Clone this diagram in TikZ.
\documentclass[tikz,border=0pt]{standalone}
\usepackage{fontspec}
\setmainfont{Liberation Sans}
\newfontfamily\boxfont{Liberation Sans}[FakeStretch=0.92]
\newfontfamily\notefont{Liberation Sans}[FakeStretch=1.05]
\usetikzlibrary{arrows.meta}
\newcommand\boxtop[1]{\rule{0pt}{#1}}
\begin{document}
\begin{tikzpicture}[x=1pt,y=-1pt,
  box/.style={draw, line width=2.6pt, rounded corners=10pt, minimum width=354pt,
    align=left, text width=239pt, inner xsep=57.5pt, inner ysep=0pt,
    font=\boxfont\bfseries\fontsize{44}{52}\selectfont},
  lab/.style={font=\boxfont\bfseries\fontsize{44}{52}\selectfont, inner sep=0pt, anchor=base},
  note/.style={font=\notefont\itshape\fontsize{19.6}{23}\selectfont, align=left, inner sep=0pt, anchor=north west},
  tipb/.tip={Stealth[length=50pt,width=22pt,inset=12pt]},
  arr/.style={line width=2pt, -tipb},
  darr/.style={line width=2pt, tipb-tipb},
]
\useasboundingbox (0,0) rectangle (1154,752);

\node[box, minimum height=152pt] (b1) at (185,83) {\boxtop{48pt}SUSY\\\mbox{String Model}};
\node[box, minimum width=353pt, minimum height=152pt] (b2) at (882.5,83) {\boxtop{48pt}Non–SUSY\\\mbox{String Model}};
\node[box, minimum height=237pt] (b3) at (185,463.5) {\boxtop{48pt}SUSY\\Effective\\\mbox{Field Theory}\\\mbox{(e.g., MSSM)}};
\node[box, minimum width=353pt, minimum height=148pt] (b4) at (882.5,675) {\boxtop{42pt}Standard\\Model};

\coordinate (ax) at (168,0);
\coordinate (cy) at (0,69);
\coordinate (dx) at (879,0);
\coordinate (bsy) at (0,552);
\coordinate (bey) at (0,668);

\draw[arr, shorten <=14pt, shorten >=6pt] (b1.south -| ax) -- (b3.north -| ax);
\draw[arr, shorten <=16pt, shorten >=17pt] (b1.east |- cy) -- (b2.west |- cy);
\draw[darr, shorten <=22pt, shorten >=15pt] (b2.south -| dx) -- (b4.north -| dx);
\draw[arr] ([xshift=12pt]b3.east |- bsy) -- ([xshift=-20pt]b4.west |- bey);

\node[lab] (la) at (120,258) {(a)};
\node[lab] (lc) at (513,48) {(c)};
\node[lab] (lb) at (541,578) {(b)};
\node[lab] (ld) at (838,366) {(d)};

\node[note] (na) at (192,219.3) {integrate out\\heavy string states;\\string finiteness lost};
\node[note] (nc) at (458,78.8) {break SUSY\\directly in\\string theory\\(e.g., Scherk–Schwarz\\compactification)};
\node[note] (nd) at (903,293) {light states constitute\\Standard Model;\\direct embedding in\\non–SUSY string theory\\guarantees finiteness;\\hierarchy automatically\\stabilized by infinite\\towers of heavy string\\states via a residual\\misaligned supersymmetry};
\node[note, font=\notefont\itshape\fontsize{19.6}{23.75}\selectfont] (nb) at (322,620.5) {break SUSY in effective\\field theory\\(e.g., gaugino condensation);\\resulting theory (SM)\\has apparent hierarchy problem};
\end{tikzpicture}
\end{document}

YOUR OBJECTIVE: Retype all of the material, keeping each line exact.

COMPLETED EXERCISE:
Clone this diagram in TikZ.
\documentclass[tikz,border=0pt]{standalone}
\usepackage{fontspec}
\setmainfont{Liberation Sans}
\newfontfamily\boxfont{Liberation Sans}[FakeStretch=0.92]
\newfontfamily\notefont{Liberation Sans}[FakeStretch=1.05]
\usetikzlibrary{arrows.meta}
\newcommand\boxtop[1]{\rule{0pt}{#1}}
\begin{document}
\begin{tikzpicture}[x=1pt,y=-1pt,
  box/.style={draw, line width=2.6pt, rounded corners=10pt, minimum width=354pt,
    align=left, text width=239pt, inner xsep=57.5pt, inner ysep=0pt,
    font=\boxfont\bfseries\fontsize{44}{52}\selectfont},
  lab/.style={font=\boxfont\bfseries\fontsize{44}{52}\selectfont, inner sep=0pt, anchor=base},
  note/.style={font=\notefont\itshape\fontsize{19.6}{23}\selectfont, align=left, inner sep=0pt, anchor=north west},
  tipb/.tip={Stealth[length=50pt,width=22pt,inset=12pt]},
  arr/.style={line width=2pt, -tipb},
  darr/.style={line width=2pt, tipb-tipb},
]
\useasboundingbox (0,0) rectangle (1154,752);

\node[box, minimum height=152pt] (b1) at (185,83) {\boxtop{48pt}SUSY\\\mbox{String Model}};
\node[box, minimum width=353pt, minimum height=152pt] (b2) at (882.5,83) {\boxtop{48pt}Non–SUSY\\\mbox{String Model}};
\node[box, minimum height=237pt] (b3) at (185,463.5) {\boxtop{48pt}SUSY\\Effective\\\mbox{Field Theory}\\\mbox{(e.g., MSSM)}};
\node[box, minimum width=353pt, minimum height=148pt] (b4) at (882.5,675) {\boxtop{42pt}Standard\\Model};

\coordinate (ax) at (168,0);
\coordinate (cy) at (0,69);
\coordinate (dx) at (879,0);
\coordinate (bsy) at (0,552);
\coordinate (bey) at (0,668);

\draw[arr, shorten <=14pt, shorten >=6pt] (b1.south -| ax) -- (b3.north -| ax);
\draw[arr, shorten <=16pt, shorten >=17pt] (b1.east |- cy) -- (b2.west |- cy);
\draw[darr, shorten <=22pt, shorten >=15pt] (b2.south -| dx) -- (b4.north -| dx);
\draw[arr] ([xshift=12pt]b3.east |- bsy) -- ([xshift=-20pt]b4.west |- bey);

\node[lab] (la) at (120,258) {(a)};
\node[lab] (lc) at (513,48) {(c)};
\node[lab] (lb) at (541,578) {(b)};
\node[lab] (ld) at (838,366) {(d)};

\node[note] (na) at (192,219.3) {integrate out\\heavy string states;\\string finiteness lost};
\node[note] (nc) at (458,78.8) {break SUSY\\directly in\\string theory\\(e.g., Scherk–Schwarz\\compactification)};
\node[note] (nd) at (903,293) {light states constitute\\Standard Model;\\direct embedding in\\non–SUSY string theory\\guarantees finiteness;\\hierarchy automatically\\stabilized by infinite\\towers of heavy string\\states via a residual\\misaligned supersymmetry};
\node[note, font=\notefont\itshape\fontsize{19.6}{23.75}\selectfont] (nb) at (322,620.5) {break SUSY in effective\\field theory\\(e.g., gaugino condensation);\\resulting theory (SM)\\has apparent hierarchy problem};
\end{tikzpicture}
\end{document}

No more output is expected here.